__What you will do__: Reproduce exactly the run of lines from the one containing "Write the Plotly code for this chart." through the one containing "esclarecer = [11, 8, 6, 4, 1, 2, 4, 0]". Pictures do not belong in the copy.

(Charts and diagrams as code)
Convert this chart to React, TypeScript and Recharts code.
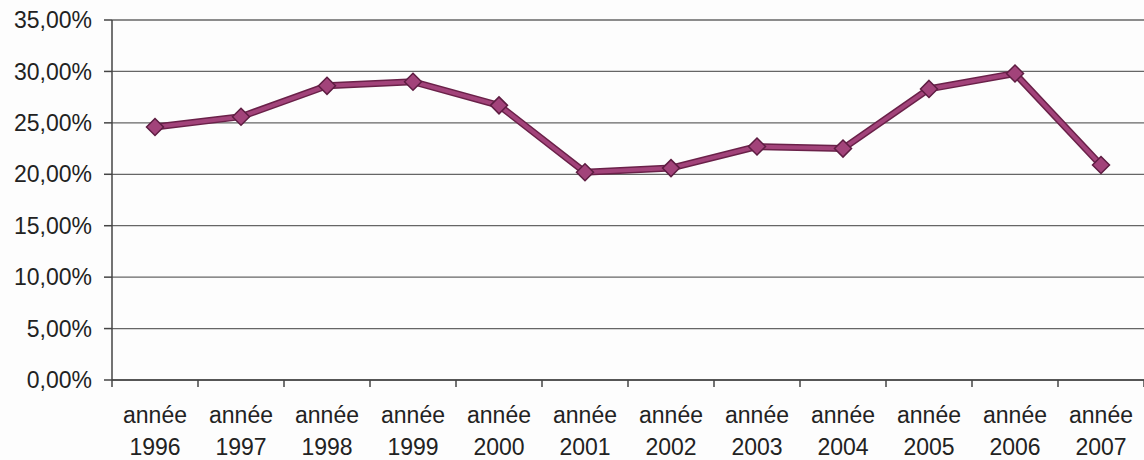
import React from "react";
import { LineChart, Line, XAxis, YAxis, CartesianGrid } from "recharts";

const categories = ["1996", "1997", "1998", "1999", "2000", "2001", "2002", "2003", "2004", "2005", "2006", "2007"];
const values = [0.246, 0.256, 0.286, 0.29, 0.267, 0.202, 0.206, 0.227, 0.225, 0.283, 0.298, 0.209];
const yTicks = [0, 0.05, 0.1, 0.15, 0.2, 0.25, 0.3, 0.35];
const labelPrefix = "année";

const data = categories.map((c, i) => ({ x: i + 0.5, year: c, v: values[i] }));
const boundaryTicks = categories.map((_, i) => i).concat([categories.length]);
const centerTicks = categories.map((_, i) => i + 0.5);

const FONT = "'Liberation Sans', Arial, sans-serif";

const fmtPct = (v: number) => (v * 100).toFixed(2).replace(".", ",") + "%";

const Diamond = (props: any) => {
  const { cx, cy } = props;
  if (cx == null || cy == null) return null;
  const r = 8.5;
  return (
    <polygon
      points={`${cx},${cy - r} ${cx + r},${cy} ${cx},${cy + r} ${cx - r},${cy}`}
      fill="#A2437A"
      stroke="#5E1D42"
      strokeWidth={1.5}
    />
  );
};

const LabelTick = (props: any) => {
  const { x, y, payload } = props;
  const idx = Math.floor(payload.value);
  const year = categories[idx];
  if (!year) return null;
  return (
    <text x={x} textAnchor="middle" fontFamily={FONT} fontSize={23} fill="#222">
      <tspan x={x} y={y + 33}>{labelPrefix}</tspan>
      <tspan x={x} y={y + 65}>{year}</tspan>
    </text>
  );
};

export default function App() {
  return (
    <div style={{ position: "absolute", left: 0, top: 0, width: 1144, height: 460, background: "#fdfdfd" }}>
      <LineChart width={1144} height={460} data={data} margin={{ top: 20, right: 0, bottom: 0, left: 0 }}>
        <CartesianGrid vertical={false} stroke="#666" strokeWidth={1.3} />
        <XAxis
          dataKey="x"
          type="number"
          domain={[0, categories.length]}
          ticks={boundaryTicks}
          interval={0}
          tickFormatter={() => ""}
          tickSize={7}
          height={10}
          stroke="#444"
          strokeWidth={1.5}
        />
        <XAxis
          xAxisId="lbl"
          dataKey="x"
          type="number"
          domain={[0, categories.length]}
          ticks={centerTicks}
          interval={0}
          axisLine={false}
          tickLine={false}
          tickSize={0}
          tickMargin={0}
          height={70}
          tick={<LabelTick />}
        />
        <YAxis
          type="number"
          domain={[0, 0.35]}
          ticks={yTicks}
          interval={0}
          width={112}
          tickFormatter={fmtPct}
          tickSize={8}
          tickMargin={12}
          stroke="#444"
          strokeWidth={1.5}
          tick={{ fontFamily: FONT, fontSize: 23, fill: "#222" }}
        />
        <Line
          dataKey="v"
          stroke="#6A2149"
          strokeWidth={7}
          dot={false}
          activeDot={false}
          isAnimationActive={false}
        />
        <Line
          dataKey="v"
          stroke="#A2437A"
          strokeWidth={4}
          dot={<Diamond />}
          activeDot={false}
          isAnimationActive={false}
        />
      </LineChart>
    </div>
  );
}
...
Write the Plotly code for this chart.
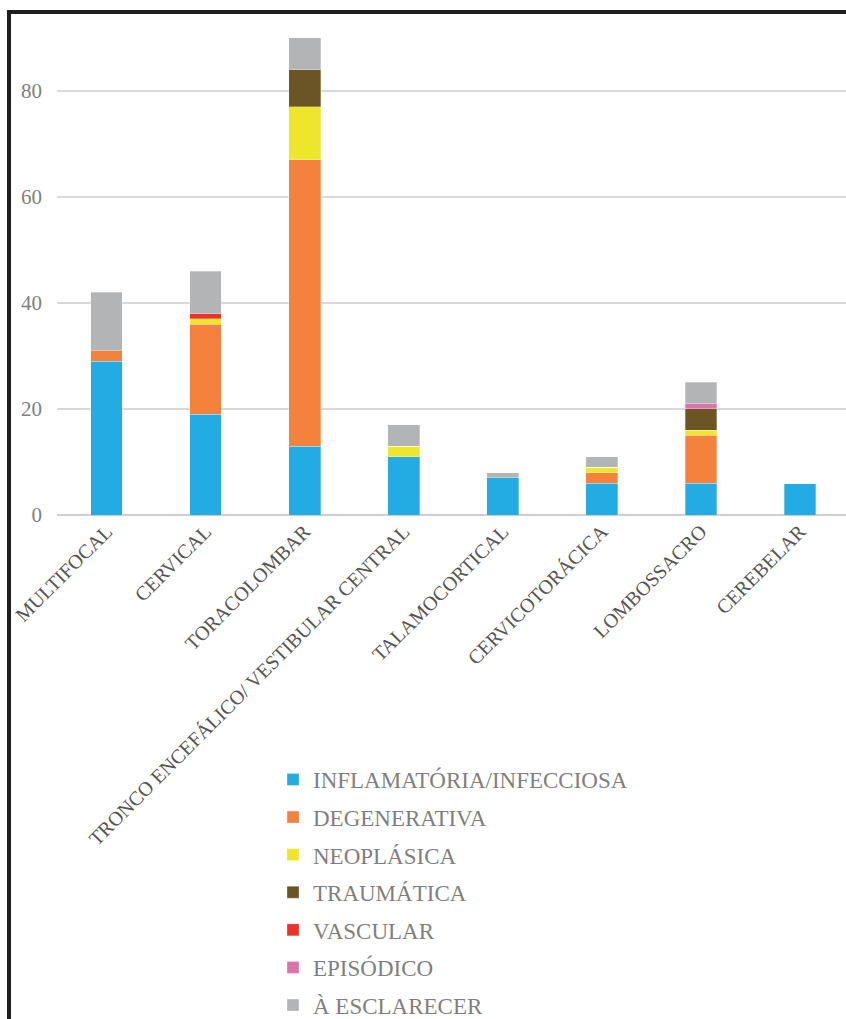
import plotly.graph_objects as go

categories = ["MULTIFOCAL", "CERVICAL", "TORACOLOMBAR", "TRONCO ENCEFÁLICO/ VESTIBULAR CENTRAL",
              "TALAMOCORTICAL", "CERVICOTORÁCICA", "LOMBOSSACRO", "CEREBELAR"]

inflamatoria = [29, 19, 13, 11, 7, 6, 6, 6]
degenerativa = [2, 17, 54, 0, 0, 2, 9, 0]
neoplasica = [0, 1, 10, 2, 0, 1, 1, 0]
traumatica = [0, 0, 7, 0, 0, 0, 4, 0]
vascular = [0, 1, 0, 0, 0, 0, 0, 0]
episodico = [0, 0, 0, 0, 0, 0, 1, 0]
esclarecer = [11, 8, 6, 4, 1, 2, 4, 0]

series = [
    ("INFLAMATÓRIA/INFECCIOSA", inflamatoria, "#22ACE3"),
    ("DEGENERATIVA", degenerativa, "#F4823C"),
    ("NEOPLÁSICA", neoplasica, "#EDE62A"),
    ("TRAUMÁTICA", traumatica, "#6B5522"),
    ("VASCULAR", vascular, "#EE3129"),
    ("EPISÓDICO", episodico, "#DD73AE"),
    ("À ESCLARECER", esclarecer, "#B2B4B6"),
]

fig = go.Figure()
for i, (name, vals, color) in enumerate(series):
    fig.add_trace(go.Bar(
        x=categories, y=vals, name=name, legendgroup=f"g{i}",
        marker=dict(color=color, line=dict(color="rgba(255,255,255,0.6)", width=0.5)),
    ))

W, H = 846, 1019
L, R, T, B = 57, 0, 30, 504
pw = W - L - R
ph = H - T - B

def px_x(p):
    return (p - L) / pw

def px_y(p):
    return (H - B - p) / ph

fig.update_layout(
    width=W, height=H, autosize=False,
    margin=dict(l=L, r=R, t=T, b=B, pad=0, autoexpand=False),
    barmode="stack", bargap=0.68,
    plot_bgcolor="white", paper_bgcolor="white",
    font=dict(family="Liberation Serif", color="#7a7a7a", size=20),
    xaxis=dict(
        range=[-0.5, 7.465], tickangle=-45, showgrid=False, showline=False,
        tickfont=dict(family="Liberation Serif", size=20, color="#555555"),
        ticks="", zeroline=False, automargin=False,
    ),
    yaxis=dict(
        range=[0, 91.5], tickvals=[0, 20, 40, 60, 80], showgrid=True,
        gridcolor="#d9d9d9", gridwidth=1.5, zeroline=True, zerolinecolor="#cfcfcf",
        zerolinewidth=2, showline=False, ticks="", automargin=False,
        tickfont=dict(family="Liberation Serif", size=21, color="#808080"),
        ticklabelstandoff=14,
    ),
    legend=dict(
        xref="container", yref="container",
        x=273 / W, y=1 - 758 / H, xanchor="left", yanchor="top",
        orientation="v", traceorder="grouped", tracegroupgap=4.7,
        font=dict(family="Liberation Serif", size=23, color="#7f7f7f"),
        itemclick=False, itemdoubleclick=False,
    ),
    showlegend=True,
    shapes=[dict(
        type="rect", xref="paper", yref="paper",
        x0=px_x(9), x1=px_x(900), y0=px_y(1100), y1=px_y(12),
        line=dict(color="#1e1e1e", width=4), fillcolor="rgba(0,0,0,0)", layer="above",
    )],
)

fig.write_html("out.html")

__Worked solution__:
Write the Plotly code for this chart.
import plotly.graph_objects as go

categories = ["MULTIFOCAL", "CERVICAL", "TORACOLOMBAR", "TRONCO ENCEFÁLICO/ VESTIBULAR CENTRAL",
              "TALAMOCORTICAL", "CERVICOTORÁCICA", "LOMBOSSACRO", "CEREBELAR"]

inflamatoria = [29, 19, 13, 11, 7, 6, 6, 6]
degenerativa = [2, 17, 54, 0, 0, 2, 9, 0]
neoplasica = [0, 1, 10, 2, 0, 1, 1, 0]
traumatica = [0, 0, 7, 0, 0, 0, 4, 0]
vascular = [0, 1, 0, 0, 0, 0, 0, 0]
episodico = [0, 0, 0, 0, 0, 0, 1, 0]
esclarecer = [11, 8, 6, 4, 1, 2, 4, 0]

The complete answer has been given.